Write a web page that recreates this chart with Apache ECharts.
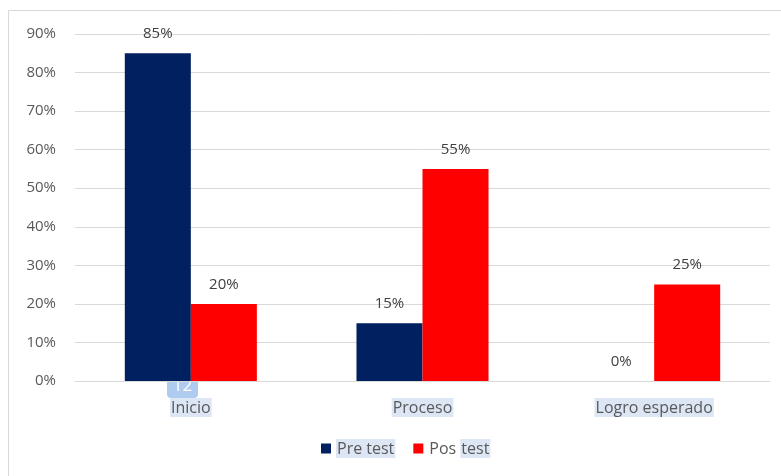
<!DOCTYPE html>
<html>
<head>
<meta charset="utf-8">
<script src="https://cdn.jsdelivr.net/npm/echarts@6/dist/echarts.min.js"></script>
<style>
  html, body { margin: 0; padding: 0; background: #fff; }
  #chart { width: 781px; height: 476px; }
</style>
</head>
<body>
<div id="chart"></div>
<script>
const categories = ['Inicio', 'Proceso', 'Logro esperado'];
const preTest = [85, 15, 0];
const posTest = [20, 55, 25];
const yTicks = { min: 0, max: 90, interval: 10 };

const FONT = '"Open Sans", Lato, sans-serif';
const TEXT = '#595959';
const HILITE = '#dce6f4';

const chart = echarts.init(document.getElementById('chart'), null, { renderer: 'canvas' });

chart.setOption({
  animation: false,
  backgroundColor: '#ffffff',
  textStyle: { fontFamily: FONT },
  graphic: [
    {
      type: 'rect',
      shape: { x: 8.5, y: 10.5, width: 790, height: 480 },
      style: { fill: 'none', stroke: '#d9d9d9', lineWidth: 1 },
      silent: true
    },
    {
      type: 'group',
      left: 167, top: 374,
      children: [
        { type: 'rect', shape: { x: 0, y: 0, width: 31, height: 24, r: 4 },
          style: { fill: 'rgba(150,185,235,0.75)' } },
        { type: 'text', style: { x: 15.5, y: 12, text: '12', fill: '#ffffff',
          font: '17px ' + FONT, align: 'center', verticalAlign: 'middle' } }
      ],
      z: 100
    }
  ],
  grid: { left: 75, right: 11, top: 34, bottom: 95, containLabel: false },
  legend: {
    bottom: 13,
    left: 316,
    itemWidth: 10,
    itemHeight: 10,
    itemGap: 18,
    icon: 'rect',
    textStyle: {
      color: TEXT, fontSize: 16, fontFamily: FONT,
      rich: {
        h: { backgroundColor: HILITE, color: TEXT, fontSize: 16, fontFamily: FONT, padding: [2, 1, 1, 1] },
        p: { color: TEXT, fontSize: 16, fontFamily: FONT, padding: [2, 0, 1, 1] }
      }
    },
    formatter: function (name) {
      if (name === 'Pos test') return '{p|Pos }{h|test}';
      return '{h|' + name + '}';
    },
    data: ['Pre test', 'Pos test']
  },
  xAxis: {
    type: 'category',
    data: categories,
    axisLine: { lineStyle: { color: '#d9d9d9', width: 1 } },
    axisTick: { show: false },
    axisLabel: {
      color: TEXT, fontSize: 16, fontFamily: FONT, margin: 17,
      backgroundColor: HILITE, padding: [2, 1, 1, 1]
    }
  },
  yAxis: {
    type: 'value',
    min: yTicks.min,
    max: yTicks.max,
    interval: yTicks.interval,
    axisLine: { show: false },
    axisTick: { show: false },
    splitLine: { lineStyle: { color: '#d9d9d9', width: 1 } },
    axisLabel: { color: TEXT, fontSize: 15, fontFamily: FONT, margin: 19, formatter: '{value}%' }
  },
  series: [
    {
      name: 'Pre test',
      type: 'bar',
      data: preTest,
      barGap: '0%',
      barCategoryGap: '43%',
      itemStyle: { color: '#002060' },
      label: { show: true, position: 'top', distance: 12, formatter: '{c}%',
        color: '#404040', fontSize: 15, fontFamily: FONT }
    },
    {
      name: 'Pos test',
      type: 'bar',
      data: posTest,
      barGap: '0%',
      barCategoryGap: '43%',
      itemStyle: { color: '#ff0000' },
      label: { show: true, position: 'top', distance: 12, formatter: '{c}%',
        color: '#404040', fontSize: 15, fontFamily: FONT }
    }
  ]
});
</script>
</body>
</html>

What the task asks
The listing above needs to be output again exactly. Don't include the pictures.

Complete answer
Write a web page that recreates this chart with Apache ECharts.
<!DOCTYPE html>
<html>
<head>
<meta charset="utf-8">
<script src="https://cdn.jsdelivr.net/npm/echarts@6/dist/echarts.min.js"></script>
<style>
  html, body { margin: 0; padding: 0; background: #fff; }
  #chart { width: 781px; height: 476px; }
</style>
</head>
<body>
<div id="chart"></div>
<script>
const categories = ['Inicio', 'Proceso', 'Logro esperado'];
const preTest = [85, 15, 0];
const posTest = [20, 55, 25];
const yTicks = { min: 0, max: 90, interval: 10 };

const FONT = '"Open Sans", Lato, sans-serif';
const TEXT = '#595959';
const HILITE = '#dce6f4';

const chart = echarts.init(document.getElementById('chart'), null, { renderer: 'canvas' });

chart.setOption({
  animation: false,
  backgroundColor: '#ffffff',
  textStyle: { fontFamily: FONT },
  graphic: [
    {
      type: 'rect',
      shape: { x: 8.5, y: 10.5, width: 790, height: 480 },
      style: { fill: 'none', stroke: '#d9d9d9', lineWidth: 1 },
      silent: true
    },
    {
      type: 'group',
      left: 167, top: 374,
      children: [
        { type: 'rect', shape: { x: 0, y: 0, width: 31, height: 24, r: 4 },
          style: { fill: 'rgba(150,185,235,0.75)' } },
        { type: 'text', style: { x: 15.5, y: 12, text: '12', fill: '#ffffff',
          font: '17px ' + FONT, align: 'center', verticalAlign: 'middle' } }
      ],
      z: 100
    }
  ],
  grid: { left: 75, right: 11, top: 34, bottom: 95, containLabel: false },
  legend: {
    bottom: 13,
    left: 316,
    itemWidth: 10,
    itemHeight: 10,
    itemGap: 18,
    icon: 'rect',
    textStyle: {
      color: TEXT, fontSize: 16, fontFamily: FONT,
      rich: {
        h: { backgroundColor: HILITE, color: TEXT, fontSize: 16, fontFamily: FONT, padding: [2, 1, 1, 1] },
        p: { color: TEXT, fontSize: 16, fontFamily: FONT, padding: [2, 0, 1, 1] }
      }
    },
    formatter: function (name) {
      if (name === 'Pos test') return '{p|Pos }{h|test}';
      return '{h|' + name + '}';
    },
    data: ['Pre test', 'Pos test']
  },
  xAxis: {
    type: 'category',
    data: categories,
    axisLine: { lineStyle: { color: '#d9d9d9', width: 1 } },
    axisTick: { show: false },
    axisLabel: {
      color: TEXT, fontSize: 16, fontFamily: FONT, margin: 17,
      backgroundColor: HILITE, padding: [2, 1, 1, 1]
    }
  },
  yAxis: {
    type: 'value',
    min: yTicks.min,
    max: yTicks.max,
    interval: yTicks.interval,
    axisLine: { show: false },
    axisTick: { show: false },
    splitLine: { lineStyle: { color: '#d9d9d9', width: 1 } },
    axisLabel: { color: TEXT, fontSize: 15, fontFamily: FONT, margin: 19, formatter: '{value}%' }
  },
  series: [
    {
      name: 'Pre test',
      type: 'bar',
      data: preTest,
      barGap: '0%',
      barCategoryGap: '43%',
      itemStyle: { color: '#002060' },
      label: { show: true, position: 'top', distance: 12, formatter: '{c}%',
        color: '#404040', fontSize: 15, fontFamily: FONT }
    },
    {
      name: 'Pos test',
      type: 'bar',
      data: posTest,
      barGap: '0%',
      barCategoryGap: '43%',
      itemStyle: { color: '#ff0000' },
      label: { show: true, position: 'top', distance: 12, formatter: '{c}%',
        color: '#404040', fontSize: 15, fontFamily: FONT }
    }
  ]
});
</script>
</body>
</html>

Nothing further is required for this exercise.